*Supplied information*

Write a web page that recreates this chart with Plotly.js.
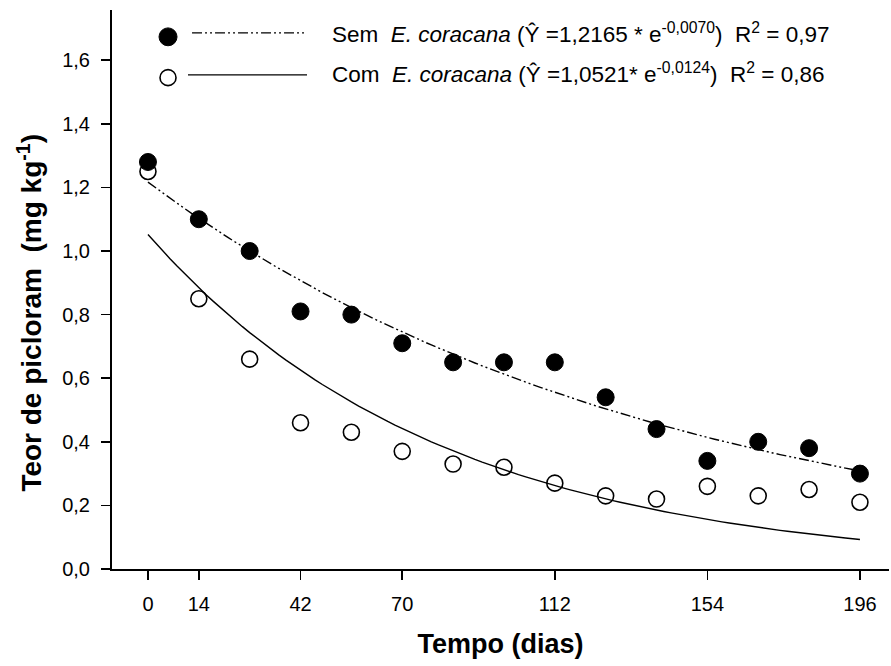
<!DOCTYPE html>
<html>
<head>
<meta charset="utf-8">
<script src="https://cdn.plot.ly/plotly-3.0.1.min.js"></script>
<style>html,body{margin:0;padding:0;background:#fff;}#chart{width:891px;height:666px;}</style>
</head>
<body>
<div id="chart"></div>
<script>
// Sampling days
const days = [0, 14, 28, 42, 56, 70, 84, 98, 112, 126, 140, 154, 168, 182, 196];
// Picloram content (mg kg-1), without E. coracana (filled circles)
const semValues = [1.28, 1.10, 1.00, 0.81, 0.80, 0.71, 0.65, 0.65, 0.65, 0.54, 0.44, 0.34, 0.40, 0.38, 0.30];
// Picloram content (mg kg-1), with E. coracana (open circles)
const comValues = [1.25, 0.85, 0.66, 0.46, 0.43, 0.37, 0.33, 0.32, 0.27, 0.23, 0.22, 0.26, 0.23, 0.25, 0.21];
// Fitted model coefficients shown in the legend: Y = a * exp(b * x)
const semA = 1.2165, semB = -0.0070;
const comA = 1.0521, comB = -0.0124;
// Tick values / labels
const xTickVals = [0, 14, 42, 70, 112, 154, 196];
const xTickText = ["0", "14", "42", "70", "112", "154", "196"];
const yTickVals = [0, 0.2, 0.4, 0.6, 0.8, 1.0, 1.2, 1.4, 1.6];
const yTickText = ["0,0", "0,2", "0,4", "0,6", "0,8", "1,0", "1,2", "1,4", "1,6"];
// Legend labels
const semLabel = "Sem  <i>E. coracana</i> (Ŷ =1,2165 * e<sup>-0,0070</sup>)  R<sup>2</sup> = 0,97";
const comLabel = "Com  <i>E. coracana</i> (Ŷ =1,0521* e<sup>-0,0124</sup>)  R<sup>2</sup> = 0,86";
const xTitle = "<b>Tempo (dias)</b>";
const yTitle = "<b>Teor de picloram  (mg kg<sup>-1</sup>)</b>";

// fitted curves evaluated from the displayed model
const fitX = [];
for (let d = 0; d <= 196; d += 2) fitX.push(d);
const semFit = fitX.map(d => semA * Math.exp(semB * d));
const comFit = fitX.map(d => comA * Math.exp(comB * d));

const font = "Liberation Sans, Arial, sans-serif";
const dashDotDot = "10px,3px,2px,3px,2px,3px";

const traces = [
  {x: fitX, y: semFit, mode: "lines", line: {color: "#000", width: 1.4, dash: dashDotDot}, showlegend: false, hoverinfo: "skip"},
  {x: fitX, y: comFit, mode: "lines", line: {color: "#000", width: 1.4}, showlegend: false, hoverinfo: "skip"},
  {x: days, y: semValues, mode: "markers", name: "Sem E. coracana",
   marker: {symbol: "circle", size: 17, color: "#000", line: {color: "#000", width: 1}}, showlegend: false},
  {x: days, y: comValues, mode: "markers", name: "Com E. coracana",
   marker: {symbol: "circle-open", size: 16, color: "#000", line: {color: "#000", width: 1.6}}, showlegend: false}
];

const layout = {
  width: 891, height: 666,
  margin: {l: 112, r: 2, t: 10, b: 97},
  paper_bgcolor: "#fff", plot_bgcolor: "#fff",
  font: {family: font, color: "#000", size: 20},
  showlegend: false,
  xaxis: {
    range: [-9.9, 204], showgrid: false, zeroline: false,
    showline: true, linecolor: "#000", linewidth: 2,
    ticks: "outside", ticklen: 9, tickwidth: 1.5, tickcolor: "#000",
    tickvals: xTickVals, ticktext: xTickText, ticklabelstandoff: 7,
    tickfont: {family: font, size: 20, color: "#000"},
    title: {text: xTitle, font: {family: font, size: 27, color: "#000"}, standoff: 20}
  },
  yaxis: {
    range: [0, 1.758], showgrid: false, zeroline: false,
    showline: true, linecolor: "#000", linewidth: 2,
    ticks: "outside", ticklen: 9, tickwidth: 1.5, tickcolor: "#000",
    tickvals: yTickVals, ticktext: yTickText, ticklabelstandoff: 7,
    tickfont: {family: font, size: 20, color: "#000"}
  },
  shapes: [
    // legend symbols
    {type: "circle", xref: "paper", yref: "paper", x0: 0.0605, x1: 0.0837, y0: 0.936, y1: 0.968, fillcolor: "#000", line: {color: "#000", width: 1}},
    {type: "line", xref: "paper", yref: "paper", x0: 0.103, x1: 0.251, y0: 0.959, y1: 0.959, line: {color: "#000", width: 1.4, dash: dashDotDot}},
    {type: "circle", xref: "paper", yref: "paper", x0: 0.0618, x1: 0.0824, y0: 0.8647, y1: 0.8933, fillcolor: "#fff", line: {color: "#000", width: 1.6}},
    {type: "line", xref: "paper", yref: "paper", x0: 0.0978, x1: 0.251, y0: 0.884, y1: 0.884, line: {color: "#000", width: 1.4}}
  ],
  annotations: [
    {xref: "paper", yref: "paper", x: 0.2805, y: 0.958, xanchor: "left", yanchor: "middle", showarrow: false,
     text: semLabel, font: {family: font, size: 22.5, color: "#000"}},
    {xref: "paper", yref: "paper", x: 0.2805, y: 0.888, xanchor: "left", yanchor: "middle", showarrow: false,
     text: comLabel, font: {family: font, size: 22.5, color: "#000"}},
    {xref: "paper", yref: "paper", x: -0.106, y: 0.458, xanchor: "center", yanchor: "middle", showarrow: false,
     textangle: -90, text: yTitle, font: {family: font, size: 28, color: "#000"}}
  ]
};

Plotly.newPlot("chart", traces, layout, {displayModeBar: false, staticPlot: true});
</script>
</body>
</html>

*Set task*
Leave the pictures out and copy the rest of the data exactly.

*Right answer*
Write a web page that recreates this chart with Plotly.js.
<!DOCTYPE html>
<html>
<head>
<meta charset="utf-8">
<script src="https://cdn.plot.ly/plotly-3.0.1.min.js"></script>
<style>html,body{margin:0;padding:0;background:#fff;}#chart{width:891px;height:666px;}</style>
</head>
<body>
<div id="chart"></div>
<script>
// Sampling days
const days = [0, 14, 28, 42, 56, 70, 84, 98, 112, 126, 140, 154, 168, 182, 196];
// Picloram content (mg kg-1), without E. coracana (filled circles)
const semValues = [1.28, 1.10, 1.00, 0.81, 0.80, 0.71, 0.65, 0.65, 0.65, 0.54, 0.44, 0.34, 0.40, 0.38, 0.30];
// Picloram content (mg kg-1), with E. coracana (open circles)
const comValues = [1.25, 0.85, 0.66, 0.46, 0.43, 0.37, 0.33, 0.32, 0.27, 0.23, 0.22, 0.26, 0.23, 0.25, 0.21];
// Fitted model coefficients shown in the legend: Y = a * exp(b * x)
const semA = 1.2165, semB = -0.0070;
const comA = 1.0521, comB = -0.0124;
// Tick values / labels
const xTickVals = [0, 14, 42, 70, 112, 154, 196];
const xTickText = ["0", "14", "42", "70", "112", "154", "196"];
const yTickVals = [0, 0.2, 0.4, 0.6, 0.8, 1.0, 1.2, 1.4, 1.6];
const yTickText = ["0,0", "0,2", "0,4", "0,6", "0,8", "1,0", "1,2", "1,4", "1,6"];
// Legend labels
const semLabel = "Sem  <i>E. coracana</i> (Ŷ =1,2165 * e<sup>-0,0070</sup>)  R<sup>2</sup> = 0,97";
const comLabel = "Com  <i>E. coracana</i> (Ŷ =1,0521* e<sup>-0,0124</sup>)  R<sup>2</sup> = 0,86";
const xTitle = "<b>Tempo (dias)</b>";
const yTitle = "<b>Teor de picloram  (mg kg<sup>-1</sup>)</b>";

// fitted curves evaluated from the displayed model
const fitX = [];
for (let d = 0; d <= 196; d += 2) fitX.push(d);
const semFit = fitX.map(d => semA * Math.exp(semB * d));
const comFit = fitX.map(d => comA * Math.exp(comB * d));

const font = "Liberation Sans, Arial, sans-serif";
const dashDotDot = "10px,3px,2px,3px,2px,3px";

const traces = [
  {x: fitX, y: semFit, mode: "lines", line: {color: "#000", width: 1.4, dash: dashDotDot}, showlegend: false, hoverinfo: "skip"},
  {x: fitX, y: comFit, mode: "lines", line: {color: "#000", width: 1.4}, showlegend: false, hoverinfo: "skip"},
  {x: days, y: semValues, mode: "markers", name: "Sem E. coracana",
   marker: {symbol: "circle", size: 17, color: "#000", line: {color: "#000", width: 1}}, showlegend: false},
  {x: days, y: comValues, mode: "markers", name: "Com E. coracana",
   marker: {symbol: "circle-open", size: 16, color: "#000", line: {color: "#000", width: 1.6}}, showlegend: false}
];

const layout = {
  width: 891, height: 666,
  margin: {l: 112, r: 2, t: 10, b: 97},
  paper_bgcolor: "#fff", plot_bgcolor: "#fff",
  font: {family: font, color: "#000", size: 20},
  showlegend: false,
  xaxis: {
    range: [-9.9, 204], showgrid: false, zeroline: false,
    showline: true, linecolor: "#000", linewidth: 2,
    ticks: "outside", ticklen: 9, tickwidth: 1.5, tickcolor: "#000",
    tickvals: xTickVals, ticktext: xTickText, ticklabelstandoff: 7,
    tickfont: {family: font, size: 20, color: "#000"},
    title: {text: xTitle, font: {family: font, size: 27, color: "#000"}, standoff: 20}
  },
  yaxis: {
    range: [0, 1.758], showgrid: false, zeroline: false,
    showline: true, linecolor: "#000", linewidth: 2,
    ticks: "outside", ticklen: 9, tickwidth: 1.5, tickcolor: "#000",
    tickvals: yTickVals, ticktext: yTickText, ticklabelstandoff: 7,
    tickfont: {family: font, size: 20, color: "#000"}
  },
  shapes: [
    // legend symbols
    {type: "circle", xref: "paper", yref: "paper", x0: 0.0605, x1: 0.0837, y0: 0.936, y1: 0.968, fillcolor: "#000", line: {color: "#000", width: 1}},
    {type: "line", xref: "paper", yref: "paper", x0: 0.103, x1: 0.251, y0: 0.959, y1: 0.959, line: {color: "#000", width: 1.4, dash: dashDotDot}},
    {type: "circle", xref: "paper", yref: "paper", x0: 0.0618, x1: 0.0824, y0: 0.8647, y1: 0.8933, fillcolor: "#fff", line: {color: "#000", width: 1.6}},
    {type: "line", xref: "paper", yref: "paper", x0: 0.0978, x1: 0.251, y0: 0.884, y1: 0.884, line: {color: "#000", width: 1.4}}
  ],
  annotations: [
    {xref: "paper", yref: "paper", x: 0.2805, y: 0.958, xanchor: "left", yanchor: "middle", showarrow: false,
     text: semLabel, font: {family: font, size: 22.5, color: "#000"}},
    {xref: "paper", yref: "paper", x: 0.2805, y: 0.888, xanchor: "left", yanchor: "middle", showarrow: false,
     text: comLabel, font: {family: font, size: 22.5, color: "#000"}},
    {xref: "paper", yref: "paper", x: -0.106, y: 0.458, xanchor: "center", yanchor: "middle", showarrow: false,
     textangle: -90, text: yTitle, font: {family: font, size: 28, color: "#000"}}
  ]
};

Plotly.newPlot("chart", traces, layout, {displayModeBar: false, staticPlot: true});
</script>
</body>
</html>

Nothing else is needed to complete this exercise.